В феврале 1901 года приехал впервые из Москвы Художественный театр во главе со Станиславским. Конечно, все мои товарищи были на первых представлениях. Видела я «Дядю Ваню», и «Трех сестер», и «Одиноких». Была восхищена игрой артистов, признавала, что все: игра, обстановка, обдуманность всего ансамбля доведены до совершенства, но… меня театр не удовлетворял. Александр Николаевич спрашивал, довольна ли я.
— Нет, — говорила я.
— А что вам надо? — удивлялся он.
— Да не остается места для творчества зрителя, для его фантазии. Все в спектакле, до самых мелочей, слишком обдуманно и слишком реально изображается. Кладется все готовое в рот, остается только проглотить. Все эти дожди, комары, бубенцы за кулисами надоедливо напоминают о себе! Хоть бы эти мелочи оставили для воображения зрителя!
А когда я заявила Александру Николаевичу, что, в конце концов, не люблю Художественного театра, не люблю Чехова (!), он рассердился на меня не на шутку и заявил, что у меня в голове заскок, провал, что я ничего не понимаю, театра не люблю, к нему равнодушна, и многое другое… Я старалась его убедить, что восхищаюсь Чеховым, признаю его замечательным писателем, но он меня, за редким исключением, раздражает своими героями и героинями.

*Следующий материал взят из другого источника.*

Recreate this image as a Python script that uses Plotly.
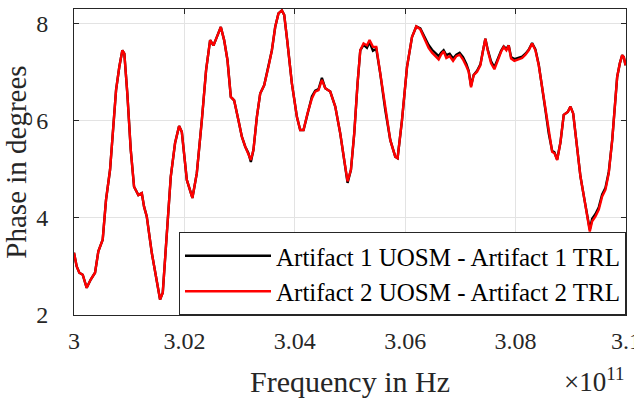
import plotly.graph_objects as go

# Frequency (GHz) sample positions
freq_ghz = [
    300.000, 300.049, 300.096, 300.158, 300.230, 300.303, 300.381, 300.441, 300.520, 300.580,
    300.653, 300.725, 300.762, 300.821, 300.876, 300.912, 300.966, 301.028, 301.088, 301.166,
    301.228, 301.269, 301.318, 301.409, 301.500, 301.559, 301.608, 301.681, 301.753, 301.831,
    301.904, 301.953, 302.044, 302.145, 302.225, 302.316, 302.393, 302.466, 302.526, 302.587,
    302.660, 302.720, 302.780, 302.841, 302.901, 302.979, 303.041, 303.101, 303.160, 303.204,
    303.251, 303.313, 303.373, 303.445, 303.523, 303.585, 303.645, 303.704, 303.766, 303.808,
    303.862, 303.947, 304.038, 304.098, 304.158, 304.230, 304.310, 304.370, 304.430, 304.491,
    304.551, 304.642, 304.733, 304.823, 304.896, 304.956, 305.017, 305.077, 305.137, 305.186,
    305.246, 305.307, 305.354, 305.416, 305.476, 305.548, 305.639, 305.730, 305.820, 305.862,
    305.942, 306.033, 306.123, 306.201, 306.274, 306.364, 306.424, 306.486, 306.546, 306.606,
    306.649, 306.696, 306.745, 306.805, 306.867, 306.927, 306.986, 307.048, 307.108, 307.150,
    307.193, 307.240, 307.302, 307.362, 307.411, 307.452, 307.494, 307.556, 307.616, 307.675,
    307.737, 307.784, 307.833, 307.875, 307.918, 307.978, 308.056, 308.118, 308.178, 308.237,
    308.299, 308.359, 308.419, 308.480, 308.540, 308.600, 308.662, 308.704, 308.753, 308.812,
    308.872, 308.945, 308.994, 309.043, 309.102, 309.175, 309.248, 309.307, 309.344, 309.387,
    309.447, 309.507, 309.568, 309.628, 309.688, 309.750, 309.810, 309.840, 309.888, 309.931,
    309.960, 309.991,
]

# Artifact 2 UOSM - Artifact 2 TRL (red)
phase_art2 = [
    3.28, 3.00, 2.87, 2.83, 2.56, 2.73, 2.87, 3.31, 3.55, 4.37,
    4.99, 6.22, 6.63, 7.11, 7.45, 7.38, 6.56, 5.40, 4.64, 4.47,
    4.51, 4.23, 4.03, 3.28, 2.73, 2.32, 2.46, 3.69, 4.85, 5.54,
    5.89, 5.77, 4.78, 4.41, 4.92, 6.01, 7.04, 7.66, 7.55, 7.72,
    7.93, 7.66, 7.25, 6.49, 6.42, 6.01, 5.67, 5.47, 5.33, 5.19,
    5.40, 6.08, 6.56, 6.73, 7.11, 7.45, 7.93, 8.21, 8.27, 8.18,
    7.66, 6.77, 6.08, 5.81, 5.81, 6.15, 6.46, 6.60, 6.63, 6.84,
    6.67, 6.60, 6.29, 5.74, 5.19, 4.75, 4.99, 5.74, 6.77, 7.45,
    7.59, 7.55, 7.66, 7.52, 7.52, 6.97, 6.22, 5.60, 5.26, 5.23,
    6.01, 7.11, 7.72, 7.94, 7.88, 7.66, 7.50, 7.40, 7.33, 7.26,
    7.36, 7.43, 7.29, 7.33, 7.23, 7.33, 7.36, 7.26, 7.12, 7.01,
    6.69, 6.94, 7.01, 7.14, 7.45, 7.69, 7.45, 7.18, 7.06, 7.25,
    7.42, 7.52, 7.45, 7.55, 7.28, 7.23, 7.26, 7.29, 7.36, 7.45,
    7.59, 7.45, 7.14, 6.70, 6.22, 5.74, 5.36, 5.33, 5.19, 5.55,
    6.12, 6.18, 6.29, 6.15, 5.54, 4.85, 4.37, 3.96, 3.72, 3.93,
    4.03, 4.17, 4.44, 4.58, 4.92, 5.60, 6.43, 6.90, 7.18, 7.35,
    7.31, 7.14,
]

# Artifact 1 UOSM - Artifact 1 TRL (black)
phase_art1 = [
    3.28, 3.00, 2.87, 2.83, 2.56, 2.73, 2.87, 3.31, 3.55, 4.37,
    4.99, 6.22, 6.63, 7.11, 7.45, 7.38, 6.56, 5.40, 4.64, 4.47,
    4.51, 4.23, 4.03, 3.28, 2.73, 2.32, 2.46, 3.69, 4.85, 5.54,
    5.89, 5.77, 4.78, 4.41, 4.92, 6.01, 7.04, 7.66, 7.55, 7.72,
    7.93, 7.66, 7.25, 6.49, 6.42, 6.01, 5.67, 5.47, 5.33, 5.15,
    5.40, 6.08, 6.56, 6.73, 7.11, 7.45, 7.93, 8.21, 8.27, 8.18,
    7.66, 6.77, 6.08, 5.81, 5.81, 6.15, 6.50, 6.62, 6.65, 6.88,
    6.67, 6.60, 6.29, 5.74, 5.19, 4.72, 4.99, 5.74, 6.77, 7.45,
    7.56, 7.50, 7.62, 7.44, 7.48, 6.97, 6.22, 5.60, 5.26, 5.23,
    6.01, 7.11, 7.72, 7.94, 7.90, 7.70, 7.56, 7.46, 7.40, 7.33,
    7.40, 7.45, 7.35, 7.38, 7.28, 7.36, 7.40, 7.31, 7.17, 7.03,
    6.72, 6.94, 7.03, 7.16, 7.45, 7.69, 7.47, 7.22, 7.10, 7.27,
    7.44, 7.53, 7.48, 7.55, 7.31, 7.27, 7.30, 7.32, 7.38, 7.46,
    7.60, 7.47, 7.16, 6.72, 6.22, 5.74, 5.38, 5.35, 5.20, 5.55,
    6.12, 6.18, 6.29, 6.15, 5.54, 4.85, 4.37, 3.96, 3.76, 3.98,
    4.08, 4.22, 4.48, 4.62, 4.95, 5.60, 6.43, 6.90, 7.18, 7.35,
    7.31, 7.14,
]

x_tickvals_ghz = [300, 302, 304, 306, 308, 310]
x_ticktext = ["3", "3.02", "3.04", "3.06", "3.08", "3.1"]
y_tickvals = [2, 4, 6, 8]

freq_hz = [f * 1e9 for f in freq_ghz]

FONT = "Liberation Serif"
AX = "#262626"
GRID = "#e3e3e3"

fig = go.Figure()
fig.add_trace(go.Scatter(x=freq_hz, y=phase_art1, mode="lines",
                         name="Artifact 1 UOSM - Artifact 1 TRL",
                         line=dict(color="#000000", width=2.4)))
fig.add_trace(go.Scatter(x=freq_hz, y=phase_art2, mode="lines",
                         name="Artifact 2 UOSM - Artifact 2 TRL",
                         line=dict(color="#ff0000", width=2.4)))

fig.update_layout(
    width=634, height=398,
    margin=dict(l=74, r=8, t=9, b=83),
    paper_bgcolor="white", plot_bgcolor="white",
    font=dict(family=FONT, size=24, color=AX),
    showlegend=True,
    legend=dict(
        x=1, y=0, xanchor="right", yanchor="bottom",
        bgcolor="white", bordercolor=AX, borderwidth=1,
        font=dict(family=FONT, size=25, color="#000000"),
        itemwidth=86, tracegroupgap=0,
    ),
    xaxis=dict(
        range=[3.0e11, 3.1e11],
        tickvals=[v * 1e9 for v in x_tickvals_ghz],
        ticktext=x_ticktext,
        showgrid=True, gridcolor=GRID, gridwidth=1,
        showline=True, linecolor=AX, linewidth=1, mirror="ticks",
        ticks="inside", ticklen=5, tickcolor=AX,
        tickfont=dict(family=FONT, size=24, color=AX),
        ticklabeloverflow="allow",
        ticklabelstandoff=4,
        title=dict(text="Frequency in Hz", font=dict(family=FONT, size=30, color=AX), standoff=22),
        zeroline=False, automargin=False,
    ),
    yaxis=dict(
        range=[2, 8.3],
        tickvals=y_tickvals,
        showgrid=True, gridcolor=GRID, gridwidth=1,
        showline=True, linecolor=AX, linewidth=1, mirror="ticks",
        ticks="inside", ticklen=5, tickcolor=AX,
        tickfont=dict(family=FONT, size=24, color=AX),
        ticklabelstandoff=20,
        title=dict(text="Phase in degrees", font=dict(family=FONT, size=29, color=AX), standoff=6),
        zeroline=False, automargin=False,
    ),
    annotations=[dict(
        text="×10<sup>11</sup>", xref="paper", yref="paper",
        x=1.0, y=-0.275, xanchor="right", yanchor="bottom",
        showarrow=False, font=dict(family=FONT, size=27, color=AX),
    )],
)

fig.write_html("out.html")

Я много раз в то время досадовала, что Чехова вдохновляли никчемные, безвольные, мягкотелые люди. Сейчас мне кажутся глупыми и наивными эти упреки по адресу замечательного писателя, но тогда, например, во время спектакля «Трех сестер» так и хотелось крикнуть: «Да бросьте вы ныть, надоели! Да уезжайте, наконец, в Москву! Когда же вы уедете?» Так и хотелось их подтолкнуть. К восхищению спектаклем примешивалось большое раздражение и неудовлетворение. «Неужели нет у нас в России энергичных, действенных людей? У Чехова не люди, а тени! Не свет, а сумерки!» За мою критику и упреки по адресу Чехова мне жестоко попадало от моих товарищей.

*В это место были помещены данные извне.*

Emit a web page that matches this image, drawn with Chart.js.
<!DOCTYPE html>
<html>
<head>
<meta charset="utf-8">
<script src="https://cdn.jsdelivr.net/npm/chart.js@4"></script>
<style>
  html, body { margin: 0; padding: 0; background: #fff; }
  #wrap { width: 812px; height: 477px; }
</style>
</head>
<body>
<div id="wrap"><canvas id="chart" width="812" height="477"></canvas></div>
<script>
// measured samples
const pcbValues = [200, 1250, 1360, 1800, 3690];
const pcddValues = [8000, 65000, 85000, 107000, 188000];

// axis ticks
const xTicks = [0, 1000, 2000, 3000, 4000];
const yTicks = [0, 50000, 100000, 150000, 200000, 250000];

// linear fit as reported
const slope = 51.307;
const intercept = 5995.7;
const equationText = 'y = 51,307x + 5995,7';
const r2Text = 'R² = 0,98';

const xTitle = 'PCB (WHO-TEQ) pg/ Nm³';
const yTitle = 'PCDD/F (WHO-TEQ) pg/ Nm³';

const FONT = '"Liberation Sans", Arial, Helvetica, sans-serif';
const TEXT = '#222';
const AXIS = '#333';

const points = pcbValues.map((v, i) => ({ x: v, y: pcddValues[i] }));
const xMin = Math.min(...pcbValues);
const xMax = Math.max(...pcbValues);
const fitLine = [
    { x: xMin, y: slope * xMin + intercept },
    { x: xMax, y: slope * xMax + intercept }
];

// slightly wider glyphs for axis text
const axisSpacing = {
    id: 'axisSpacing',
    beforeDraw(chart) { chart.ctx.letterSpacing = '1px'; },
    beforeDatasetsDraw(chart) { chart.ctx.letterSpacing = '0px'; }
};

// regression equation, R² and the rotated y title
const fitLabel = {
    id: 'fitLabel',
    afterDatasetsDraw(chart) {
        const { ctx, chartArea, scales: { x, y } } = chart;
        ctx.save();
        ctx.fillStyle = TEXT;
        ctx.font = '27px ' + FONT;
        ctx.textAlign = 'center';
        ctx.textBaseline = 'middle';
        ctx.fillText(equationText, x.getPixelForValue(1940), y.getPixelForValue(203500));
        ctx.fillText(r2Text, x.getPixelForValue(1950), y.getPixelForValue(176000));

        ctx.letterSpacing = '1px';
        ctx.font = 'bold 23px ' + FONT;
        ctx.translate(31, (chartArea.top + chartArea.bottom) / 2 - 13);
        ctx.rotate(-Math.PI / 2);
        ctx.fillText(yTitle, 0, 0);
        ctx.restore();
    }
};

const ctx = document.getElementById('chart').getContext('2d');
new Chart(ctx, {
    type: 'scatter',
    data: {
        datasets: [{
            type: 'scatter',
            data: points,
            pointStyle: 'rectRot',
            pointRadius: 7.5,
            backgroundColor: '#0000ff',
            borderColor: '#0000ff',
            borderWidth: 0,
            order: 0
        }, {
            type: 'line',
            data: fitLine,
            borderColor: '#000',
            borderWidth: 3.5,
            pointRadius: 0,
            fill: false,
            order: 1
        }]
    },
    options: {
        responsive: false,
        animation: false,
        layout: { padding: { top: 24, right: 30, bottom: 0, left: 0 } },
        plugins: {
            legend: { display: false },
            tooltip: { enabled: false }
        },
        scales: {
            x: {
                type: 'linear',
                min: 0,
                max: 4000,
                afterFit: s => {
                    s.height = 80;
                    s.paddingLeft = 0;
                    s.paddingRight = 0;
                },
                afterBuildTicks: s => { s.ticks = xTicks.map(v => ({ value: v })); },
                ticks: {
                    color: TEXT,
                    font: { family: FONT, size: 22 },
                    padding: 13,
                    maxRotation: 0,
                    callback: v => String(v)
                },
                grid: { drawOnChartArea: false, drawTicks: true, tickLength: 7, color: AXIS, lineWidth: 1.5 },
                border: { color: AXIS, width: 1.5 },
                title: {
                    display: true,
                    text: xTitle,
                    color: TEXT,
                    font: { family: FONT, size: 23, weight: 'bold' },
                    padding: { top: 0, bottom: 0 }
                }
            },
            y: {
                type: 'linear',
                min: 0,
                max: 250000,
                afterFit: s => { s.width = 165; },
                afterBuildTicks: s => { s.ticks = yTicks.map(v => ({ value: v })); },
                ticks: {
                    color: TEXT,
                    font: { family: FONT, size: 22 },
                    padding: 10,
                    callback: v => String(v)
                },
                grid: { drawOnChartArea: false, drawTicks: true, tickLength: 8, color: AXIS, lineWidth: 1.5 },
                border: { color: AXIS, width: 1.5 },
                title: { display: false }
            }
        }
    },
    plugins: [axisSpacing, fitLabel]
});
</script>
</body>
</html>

Помню первое представление «Тристана и Изольды». Вот что я пишу Аде Труневой:
«…B прошлый четверг Бенуа пригласил меня обедать. Там были Сомов, Бакст, старик Кинд, отец Анны Карловны, и Протопопов (издатель Мутера), симпатичный и умный молодой человек. Приглашали и Соню, но она не могла прийти. Там я узнала, что Бенуа устроили сюрприз — достали ложу на „Тристана и Изольду“ Вагнера. Я закричала от восторга, хотя и не была одета для театра. Так как два места оказались свободными, то Сомов поехал за Лансере, который и был вместе со своей маленькой сестрой (будущей художницей Серебряковой). Опера мне страшно нравится, я наслаждалась, и она на меня произвела глубокое впечатление. Великолепны были Литвин и Ершов…»
Иногда Александр Николаевич забирал меня с собой осматривать частные собрания гравюр и рисунков. Мы ездили с ним также к хозяевам особняков смотреть закрытые от публики великолепные собрания картин.